A sprinkling of snow had turned the Greyminster streets into cobbled fondants. The set was wrapped up tightly in brown paper, butterfly bows adorning the places where the string had broken.
“Are you sure you don’t want any of these lovely books, Mr Oddman?” Dewdrop disappeared behind her hot breath. “I know the covers are missing, but…”
“No, no, look upon it as a belated Christmas present, my dear.”
With some alacrity Mr Oddman slammed shut the door, ground the bolt along its groove and turned the yellowing sign to read, ‘We’re Closed. Bugger off!’
Having drawn the shutters, he appeared to stoop as though he’d been struggling to stay upright.
Rubbing his hands together he called through the letterbox, “All the best.”
Then in a cantankerous whisper, “You’re going to need it, my dear girl.”
Act Two: Fiat Experimentum in Corpore Vili
Thud! Bump! Thump! There was still no picture! Just interference as thick as the snow falling in Bethlehem Drive outside.
Dewdrop’s toes gripped the edge of the window sill. Resembling some sort of sporting trophy she hooked her arm above the curtain rail and swung the aerial to and fro.
There was a flicker, followed by the outline of a man toasting his slippers before a log fire.
Dewdrop changed position, the seashell cabin she’d bought from Scarborough plummeting noisily down the back of the radiator.
It was difficult to make out his face, but the man on the screen looked vaguely familiar...
Mr Wambach tugged his coat lapels together.
Hunching his shoulders, he raised one ruddy, wind-stung cheek and stared into the cruel midwinter’s sky.
It wasn’t terribly late but the British climate being what it was at this time of year meant that Greyminster was already blanketed by a gloomy half-light.
Every so often an ice-
cold blast would race round the corner of Bethlehem Drive.
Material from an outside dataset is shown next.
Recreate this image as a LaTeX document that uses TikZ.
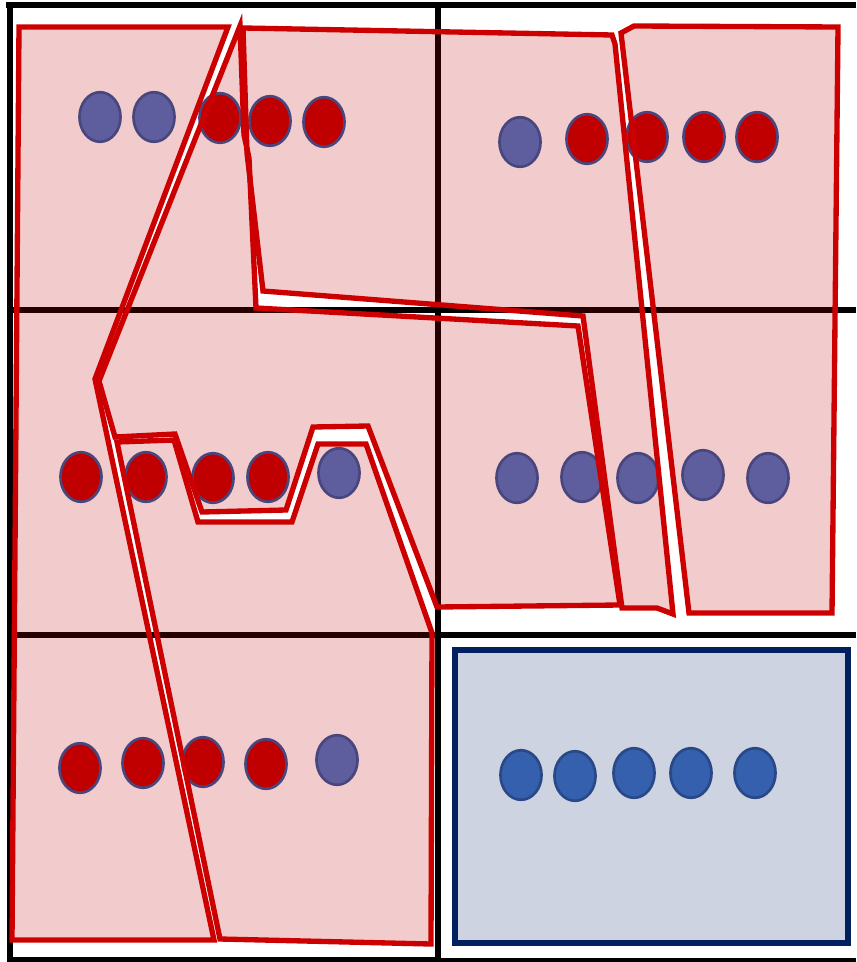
\documentclass[tikz,border=0pt]{standalone}
\definecolor{regfill}{RGB}{192,0,0}
\definecolor{regline}{RGB}{204,0,0}
\definecolor{purpfill}{RGB}{94,94,158}
\definecolor{dotline}{RGB}{72,70,125}
\definecolor{redfill}{RGB}{192,0,0}
\definecolor{bluefill}{RGB}{53,96,173}
\definecolor{bluedotline}{RGB}{42,72,135}
\definecolor{boxfill}{RGB}{205,211,225}
\definecolor{boxline}{RGB}{0,32,96}
\begin{document}
\begin{tikzpicture}[x=0.75pt,y=-0.75pt,
  gridline/.style={line width=4.8pt,black},
  regionfill/.style={fill=regfill,fill opacity=0.2},
  regionline/.style={draw=regline,line width=4pt,line join=miter},
  purpdot/.style={fill=purpfill,draw=dotline,line width=2pt},
  reddot/.style={fill=redfill,draw=dotline,line width=2pt},
  bluedot/.style={fill=bluefill,draw=bluedotline,line width=2pt},
  bluebox/.style={fill=boxfill,draw=boxline,line width=5pt}]
\useasboundingbox (0,0) rectangle (856,962);
% grid
\draw[gridline] (6,5) -- (856,5);
\draw[gridline] (10,2) -- (10,962);
\draw[gridline] (438,2) -- (438,962);
\draw[gridline] (8,310) -- (856,310);
\draw[gridline] (8,635) -- (856,635);
\draw[gridline] (8,960) -- (438,960);
\draw[line width=2.5pt,black] (438,960) -- (856,960);
% regions
\def\polyA{(19,27) -- (228,27) -- (95,379) -- (214,940) -- (12,940) -- cycle}
\def\polyB{(240,26) -- (244,135) -- (249,158) -- (256,308) -- (578,326) -- (620,605) -- (437,607) -- (368,426) -- (313,427) -- (286,510) -- (202,512) -- (175,434) -- (115,437) -- (99,381) -- cycle}
\def\polyC{(117,442) -- (174,440) -- (198,522) -- (292,522) -- (318,444) -- (366,444) -- (432,633) -- (431,944) -- (220,939) -- cycle}
\def\polyD{(243,28) -- (612,35) -- (615,44) -- (673,614) -- (657,608) -- (622,608) -- (583,316) -- (263,291) -- (247,153) -- cycle}
\def\polyE{(621,33) -- (634,26) -- (838,27) -- (832,613) -- (689,613) -- cycle}
\fill[regionfill] \polyA;
\fill[regionfill] \polyB;
\fill[regionfill] \polyC;
\fill[regionfill] \polyD;
\fill[regionfill] \polyE;
% dots
\foreach \p in {(100,117),(154,117),(520,142),(339,473),(517,478),(582,477),(638,478),(703,475),(768,478),(337,760)}
  \draw[purpdot] \p ellipse [x radius=15.4pt, y radius=18.6pt];
\foreach \p in {(220,118),(270,121),(324,122),(587,139),(647,137),(704,137),(757,137),(81,477),(146,477),(213,478),(268,477),(80,768),(143,763),(203,762),(266,764)}
  \draw[reddot] \p ellipse [x radius=15.4pt, y radius=18.6pt];
% outlines
\draw[regionline] \polyA;
\draw[regionline] \polyB;
\draw[regionline] \polyC;
\draw[regionline] \polyD;
\draw[regionline] \polyE;
% blue box
\draw[bluebox] (455,650) rectangle (848,943);
\foreach \p in {(521,775),(575,776),(634,773),(691,773),(755,773)}
  \draw[bluedot] \p ellipse [x radius=15.4pt, y radius=18.6pt];
\end{tikzpicture}
\end{document}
The glow of the street lamps only added to the general malaise, yellow fingerprints smeared unpleasantly across the tumbling snow.
Mr Wambach thought of home and a roaring log fire, it’s feathery smoke sauntering up the chimney.
...Dewdrop clambered over the headrest of her voluptuous armchair, not taking her eyes from the flickering screen.
Still holding the aerial above her head, she chanced a quick glance through the window.
Mr Wambach was rounding the corner. As he did so the image on the screen fizzled and turned back into snow.
“What sort of contraption is this?”
Dewdrop stared thoughtfully at the ribcage of metal in her hand, pointed it at the old people’s home across the street and watched the picture come back into focus...
Irene Pootle, ninety-three years old and with a matching IQ, steered the tablespoon towards the crack that was her mouth. The glistening jelly was shovelled between her gums and then gnashed violently into a pulp.
Moments later most of it had escaped, lambasting the table in the fashion of lemmings.
Mary Ellen, the nurse who resembled a potato in knitted stockings, flattened her palms against her knees and bent over condescendingly. She readjusted the paper crown on the old dear’s head.
“Is there anything else I can get you, Mrs Pootle?”
In her haste to please, Mrs Pootle almost choked on her pudding.
“No thank you, dear. It’s very nice. Everything’s very nice.” Her gooseberry head bobbed up and down. “You’ve been very good to me…”
...Dewdrop could just make out a young woman in Victorian clothes on her mysterious set. An attractive girl frolicking barefoot through a meadow.
Woodpigeons cooed and a glassy river filled the air with summertime sounds. Huge dragonflies piloted themselves across the buttercups in the fashion of Sopwith Camels.